OBJECTIVE
Write out again, unaltered, the lines from the start through the line containing "const priceGrid = [559, 596, 1000, 1103, 2171, 4000, 4297];".

INFORMATION SUPPLIED

○ ○ ○

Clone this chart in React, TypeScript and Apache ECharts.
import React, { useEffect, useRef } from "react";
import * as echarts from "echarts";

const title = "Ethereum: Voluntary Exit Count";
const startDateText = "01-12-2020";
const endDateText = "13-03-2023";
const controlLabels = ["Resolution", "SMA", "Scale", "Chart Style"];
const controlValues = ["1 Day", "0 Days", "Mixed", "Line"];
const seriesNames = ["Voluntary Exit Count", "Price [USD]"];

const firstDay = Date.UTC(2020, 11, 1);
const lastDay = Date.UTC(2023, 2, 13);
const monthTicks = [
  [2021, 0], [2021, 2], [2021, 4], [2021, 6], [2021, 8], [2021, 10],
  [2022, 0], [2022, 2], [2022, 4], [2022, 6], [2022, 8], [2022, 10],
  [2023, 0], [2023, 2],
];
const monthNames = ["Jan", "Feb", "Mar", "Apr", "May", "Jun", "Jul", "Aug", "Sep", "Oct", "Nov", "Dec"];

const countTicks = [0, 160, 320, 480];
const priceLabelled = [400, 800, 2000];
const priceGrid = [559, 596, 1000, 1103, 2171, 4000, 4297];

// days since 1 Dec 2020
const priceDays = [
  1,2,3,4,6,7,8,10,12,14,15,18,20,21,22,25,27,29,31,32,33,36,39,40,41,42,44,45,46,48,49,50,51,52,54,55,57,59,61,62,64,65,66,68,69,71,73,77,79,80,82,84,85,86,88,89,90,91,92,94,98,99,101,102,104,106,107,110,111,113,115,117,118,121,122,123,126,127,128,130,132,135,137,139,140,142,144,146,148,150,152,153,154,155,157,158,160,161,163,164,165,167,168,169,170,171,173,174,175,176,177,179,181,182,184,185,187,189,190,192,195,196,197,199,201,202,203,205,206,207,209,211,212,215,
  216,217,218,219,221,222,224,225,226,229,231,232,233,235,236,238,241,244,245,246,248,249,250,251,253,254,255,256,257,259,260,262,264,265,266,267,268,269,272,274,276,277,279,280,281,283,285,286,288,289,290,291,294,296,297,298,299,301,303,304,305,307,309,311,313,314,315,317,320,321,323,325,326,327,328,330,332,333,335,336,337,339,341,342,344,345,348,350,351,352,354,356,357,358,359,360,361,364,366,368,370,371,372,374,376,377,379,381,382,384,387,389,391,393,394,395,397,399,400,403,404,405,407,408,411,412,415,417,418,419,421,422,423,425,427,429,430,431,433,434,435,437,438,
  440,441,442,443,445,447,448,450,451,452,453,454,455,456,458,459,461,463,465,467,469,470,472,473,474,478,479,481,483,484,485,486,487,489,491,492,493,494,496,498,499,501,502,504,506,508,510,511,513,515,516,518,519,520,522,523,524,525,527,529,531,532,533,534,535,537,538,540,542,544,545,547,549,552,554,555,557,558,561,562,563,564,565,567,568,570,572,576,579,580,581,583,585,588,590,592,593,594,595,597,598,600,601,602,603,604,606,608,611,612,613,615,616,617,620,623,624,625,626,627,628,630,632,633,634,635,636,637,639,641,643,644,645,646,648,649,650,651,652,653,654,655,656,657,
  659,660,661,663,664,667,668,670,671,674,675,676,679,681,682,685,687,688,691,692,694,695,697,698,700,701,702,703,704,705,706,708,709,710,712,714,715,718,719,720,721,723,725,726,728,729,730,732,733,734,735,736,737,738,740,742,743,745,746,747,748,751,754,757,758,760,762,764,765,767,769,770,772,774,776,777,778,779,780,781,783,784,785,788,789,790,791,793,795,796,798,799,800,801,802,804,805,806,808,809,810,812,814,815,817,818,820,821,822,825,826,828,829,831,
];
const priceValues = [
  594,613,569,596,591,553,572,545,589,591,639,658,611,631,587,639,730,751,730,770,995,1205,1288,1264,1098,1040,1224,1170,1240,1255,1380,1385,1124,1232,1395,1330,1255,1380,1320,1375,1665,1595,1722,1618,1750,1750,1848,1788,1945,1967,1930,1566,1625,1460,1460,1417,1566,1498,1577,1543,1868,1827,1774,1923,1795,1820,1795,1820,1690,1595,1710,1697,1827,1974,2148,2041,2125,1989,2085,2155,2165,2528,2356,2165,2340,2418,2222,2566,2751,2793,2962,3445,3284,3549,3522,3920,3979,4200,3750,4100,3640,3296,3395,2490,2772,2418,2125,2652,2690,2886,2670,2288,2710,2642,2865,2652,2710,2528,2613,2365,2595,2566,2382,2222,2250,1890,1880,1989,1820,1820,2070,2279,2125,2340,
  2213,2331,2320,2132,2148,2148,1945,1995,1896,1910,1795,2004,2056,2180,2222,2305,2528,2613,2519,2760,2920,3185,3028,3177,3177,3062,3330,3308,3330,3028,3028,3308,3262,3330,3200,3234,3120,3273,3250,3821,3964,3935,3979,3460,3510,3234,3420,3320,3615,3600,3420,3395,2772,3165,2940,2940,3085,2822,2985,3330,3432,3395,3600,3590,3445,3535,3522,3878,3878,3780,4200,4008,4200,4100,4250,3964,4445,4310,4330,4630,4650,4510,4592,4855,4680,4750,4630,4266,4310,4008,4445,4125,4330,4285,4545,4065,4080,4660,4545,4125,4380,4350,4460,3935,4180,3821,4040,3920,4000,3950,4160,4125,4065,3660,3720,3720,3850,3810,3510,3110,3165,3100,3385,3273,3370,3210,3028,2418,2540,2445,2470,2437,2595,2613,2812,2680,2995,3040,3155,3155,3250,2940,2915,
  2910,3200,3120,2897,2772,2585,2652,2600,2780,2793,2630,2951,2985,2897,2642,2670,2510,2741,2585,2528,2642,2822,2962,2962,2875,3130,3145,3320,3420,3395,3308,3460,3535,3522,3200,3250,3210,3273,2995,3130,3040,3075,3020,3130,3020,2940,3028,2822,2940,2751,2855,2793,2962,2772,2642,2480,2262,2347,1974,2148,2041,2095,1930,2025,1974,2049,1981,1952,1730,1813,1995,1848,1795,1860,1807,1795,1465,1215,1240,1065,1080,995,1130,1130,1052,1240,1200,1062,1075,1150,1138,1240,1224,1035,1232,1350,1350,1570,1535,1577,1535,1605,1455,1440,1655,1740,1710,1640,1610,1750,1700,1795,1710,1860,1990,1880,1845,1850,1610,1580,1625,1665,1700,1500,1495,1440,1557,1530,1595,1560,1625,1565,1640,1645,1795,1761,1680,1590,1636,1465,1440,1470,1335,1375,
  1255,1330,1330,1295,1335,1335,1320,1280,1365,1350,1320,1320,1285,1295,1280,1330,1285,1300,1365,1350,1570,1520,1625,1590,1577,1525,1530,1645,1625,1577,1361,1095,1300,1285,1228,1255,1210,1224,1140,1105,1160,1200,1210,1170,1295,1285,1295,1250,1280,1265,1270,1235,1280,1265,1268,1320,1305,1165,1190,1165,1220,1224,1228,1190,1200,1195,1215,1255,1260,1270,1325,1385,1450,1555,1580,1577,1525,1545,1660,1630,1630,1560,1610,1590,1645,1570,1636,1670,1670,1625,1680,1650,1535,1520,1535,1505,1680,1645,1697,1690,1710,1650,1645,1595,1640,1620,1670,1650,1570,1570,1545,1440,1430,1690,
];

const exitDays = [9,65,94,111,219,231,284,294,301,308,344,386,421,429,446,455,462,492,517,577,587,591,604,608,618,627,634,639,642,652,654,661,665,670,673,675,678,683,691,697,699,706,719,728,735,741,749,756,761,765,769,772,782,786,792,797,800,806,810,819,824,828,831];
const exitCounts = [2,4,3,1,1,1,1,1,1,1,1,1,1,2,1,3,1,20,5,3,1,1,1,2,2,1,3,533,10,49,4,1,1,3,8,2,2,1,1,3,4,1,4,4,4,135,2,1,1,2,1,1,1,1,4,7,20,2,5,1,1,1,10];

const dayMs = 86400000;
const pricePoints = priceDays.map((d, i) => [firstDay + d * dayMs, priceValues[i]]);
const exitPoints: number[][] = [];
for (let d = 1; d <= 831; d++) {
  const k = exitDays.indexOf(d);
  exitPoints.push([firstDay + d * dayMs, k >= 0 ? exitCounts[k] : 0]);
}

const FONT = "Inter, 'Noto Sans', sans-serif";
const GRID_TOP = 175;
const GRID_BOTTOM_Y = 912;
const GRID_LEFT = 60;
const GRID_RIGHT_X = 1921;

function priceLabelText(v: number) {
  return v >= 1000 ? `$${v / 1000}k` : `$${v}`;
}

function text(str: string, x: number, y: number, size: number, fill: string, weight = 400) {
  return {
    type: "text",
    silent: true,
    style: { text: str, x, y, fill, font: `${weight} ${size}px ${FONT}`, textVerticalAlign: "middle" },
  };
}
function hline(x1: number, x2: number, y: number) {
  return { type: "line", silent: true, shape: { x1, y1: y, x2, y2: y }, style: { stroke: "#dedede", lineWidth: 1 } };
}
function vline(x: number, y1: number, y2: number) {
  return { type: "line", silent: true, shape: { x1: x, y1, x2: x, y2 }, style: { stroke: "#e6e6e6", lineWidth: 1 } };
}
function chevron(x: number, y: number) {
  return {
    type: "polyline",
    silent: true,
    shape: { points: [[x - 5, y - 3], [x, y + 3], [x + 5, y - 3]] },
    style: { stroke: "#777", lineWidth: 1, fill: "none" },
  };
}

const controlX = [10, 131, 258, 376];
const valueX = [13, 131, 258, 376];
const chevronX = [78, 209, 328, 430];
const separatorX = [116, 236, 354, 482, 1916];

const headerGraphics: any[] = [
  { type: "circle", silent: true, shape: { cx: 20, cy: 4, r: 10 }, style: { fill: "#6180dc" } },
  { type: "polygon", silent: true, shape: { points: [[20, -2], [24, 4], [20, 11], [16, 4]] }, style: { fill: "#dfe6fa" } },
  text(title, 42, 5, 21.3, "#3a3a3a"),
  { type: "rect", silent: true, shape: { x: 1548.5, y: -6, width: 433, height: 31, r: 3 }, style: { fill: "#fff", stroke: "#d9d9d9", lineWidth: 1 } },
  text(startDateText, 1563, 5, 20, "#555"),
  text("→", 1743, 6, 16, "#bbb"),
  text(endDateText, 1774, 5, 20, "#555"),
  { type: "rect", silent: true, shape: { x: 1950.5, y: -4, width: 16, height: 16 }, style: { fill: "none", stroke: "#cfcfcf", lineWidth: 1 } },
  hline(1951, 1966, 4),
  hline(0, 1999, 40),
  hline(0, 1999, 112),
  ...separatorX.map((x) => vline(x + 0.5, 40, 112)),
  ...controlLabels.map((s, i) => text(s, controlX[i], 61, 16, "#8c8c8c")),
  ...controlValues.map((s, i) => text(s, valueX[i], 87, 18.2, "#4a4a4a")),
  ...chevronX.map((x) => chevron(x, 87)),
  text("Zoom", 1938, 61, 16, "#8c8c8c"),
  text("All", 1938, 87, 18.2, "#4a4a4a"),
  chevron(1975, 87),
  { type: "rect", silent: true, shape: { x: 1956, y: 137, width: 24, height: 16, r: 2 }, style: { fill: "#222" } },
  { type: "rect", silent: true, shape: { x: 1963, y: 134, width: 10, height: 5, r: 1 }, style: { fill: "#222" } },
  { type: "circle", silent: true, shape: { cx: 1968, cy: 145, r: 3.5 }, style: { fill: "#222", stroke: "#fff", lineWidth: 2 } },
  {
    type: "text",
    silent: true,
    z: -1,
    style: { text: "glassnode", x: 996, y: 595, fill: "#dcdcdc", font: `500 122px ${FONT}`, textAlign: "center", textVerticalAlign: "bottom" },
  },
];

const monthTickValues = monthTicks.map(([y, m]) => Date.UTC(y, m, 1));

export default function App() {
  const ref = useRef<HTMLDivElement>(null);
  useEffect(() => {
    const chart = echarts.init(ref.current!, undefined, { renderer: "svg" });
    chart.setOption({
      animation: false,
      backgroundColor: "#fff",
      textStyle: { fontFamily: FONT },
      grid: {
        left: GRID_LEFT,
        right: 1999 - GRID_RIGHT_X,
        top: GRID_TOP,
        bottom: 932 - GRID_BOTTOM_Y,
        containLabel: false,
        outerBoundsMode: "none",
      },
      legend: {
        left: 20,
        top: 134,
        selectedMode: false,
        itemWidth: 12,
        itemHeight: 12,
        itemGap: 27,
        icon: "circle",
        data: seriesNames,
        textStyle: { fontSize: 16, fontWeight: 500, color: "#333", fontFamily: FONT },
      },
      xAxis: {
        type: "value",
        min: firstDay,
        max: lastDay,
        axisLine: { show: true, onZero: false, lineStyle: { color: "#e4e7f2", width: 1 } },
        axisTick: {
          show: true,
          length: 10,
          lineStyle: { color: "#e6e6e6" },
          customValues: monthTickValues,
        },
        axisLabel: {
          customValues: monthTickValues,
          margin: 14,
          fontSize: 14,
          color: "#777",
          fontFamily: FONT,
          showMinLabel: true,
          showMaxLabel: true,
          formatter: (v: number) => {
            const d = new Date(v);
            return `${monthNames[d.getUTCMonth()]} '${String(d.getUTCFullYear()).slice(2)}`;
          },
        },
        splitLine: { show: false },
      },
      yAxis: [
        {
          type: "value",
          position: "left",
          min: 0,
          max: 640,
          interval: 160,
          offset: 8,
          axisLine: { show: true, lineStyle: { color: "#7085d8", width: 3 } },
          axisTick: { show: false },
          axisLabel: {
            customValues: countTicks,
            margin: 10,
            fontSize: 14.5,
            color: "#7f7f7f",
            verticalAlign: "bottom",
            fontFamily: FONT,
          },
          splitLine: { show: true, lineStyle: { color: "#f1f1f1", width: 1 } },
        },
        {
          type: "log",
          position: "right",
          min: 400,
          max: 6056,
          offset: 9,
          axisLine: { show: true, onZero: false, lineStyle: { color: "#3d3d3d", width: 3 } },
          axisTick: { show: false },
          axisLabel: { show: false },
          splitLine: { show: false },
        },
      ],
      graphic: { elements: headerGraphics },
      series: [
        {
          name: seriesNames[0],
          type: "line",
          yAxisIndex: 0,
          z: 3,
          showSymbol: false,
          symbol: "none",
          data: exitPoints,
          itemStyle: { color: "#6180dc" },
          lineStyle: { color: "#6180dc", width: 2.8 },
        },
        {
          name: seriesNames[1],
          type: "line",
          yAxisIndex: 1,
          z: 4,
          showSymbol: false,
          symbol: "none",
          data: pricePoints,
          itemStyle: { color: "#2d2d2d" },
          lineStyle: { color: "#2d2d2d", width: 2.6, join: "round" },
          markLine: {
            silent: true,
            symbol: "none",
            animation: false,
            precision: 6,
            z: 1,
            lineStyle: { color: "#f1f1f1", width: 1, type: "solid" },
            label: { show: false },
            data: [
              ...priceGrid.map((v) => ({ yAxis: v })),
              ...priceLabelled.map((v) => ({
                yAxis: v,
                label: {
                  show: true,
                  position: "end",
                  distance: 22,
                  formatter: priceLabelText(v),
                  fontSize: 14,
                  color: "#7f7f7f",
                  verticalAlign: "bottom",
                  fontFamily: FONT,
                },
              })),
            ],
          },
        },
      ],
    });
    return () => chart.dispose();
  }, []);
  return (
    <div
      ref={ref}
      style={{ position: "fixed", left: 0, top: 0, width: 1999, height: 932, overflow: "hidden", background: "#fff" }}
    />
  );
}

○ ○ ○

ANSWER
Clone this chart in React, TypeScript and Apache ECharts.
import React, { useEffect, useRef } from "react";
import * as echarts from "echarts";

const title = "Ethereum: Voluntary Exit Count";
const startDateText = "01-12-2020";
const endDateText = "13-03-2023";
const controlLabels = ["Resolution", "SMA", "Scale", "Chart Style"];
const controlValues = ["1 Day", "0 Days", "Mixed", "Line"];
const seriesNames = ["Voluntary Exit Count", "Price [USD]"];

const firstDay = Date.UTC(2020, 11, 1);
const lastDay = Date.UTC(2023, 2, 13);
const monthTicks = [
  [2021, 0], [2021, 2], [2021, 4], [2021, 6], [2021, 8], [2021, 10],
  [2022, 0], [2022, 2], [2022, 4], [2022, 6], [2022, 8], [2022, 10],
  [2023, 0], [2023, 2],
];
const monthNames = ["Jan", "Feb", "Mar", "Apr", "May", "Jun", "Jul", "Aug", "Sep", "Oct", "Nov", "Dec"];

const countTicks = [0, 160, 320, 480];
const priceLabelled = [400, 800, 2000];
const priceGrid = [559, 596, 1000, 1103, 2171, 4000, 4297];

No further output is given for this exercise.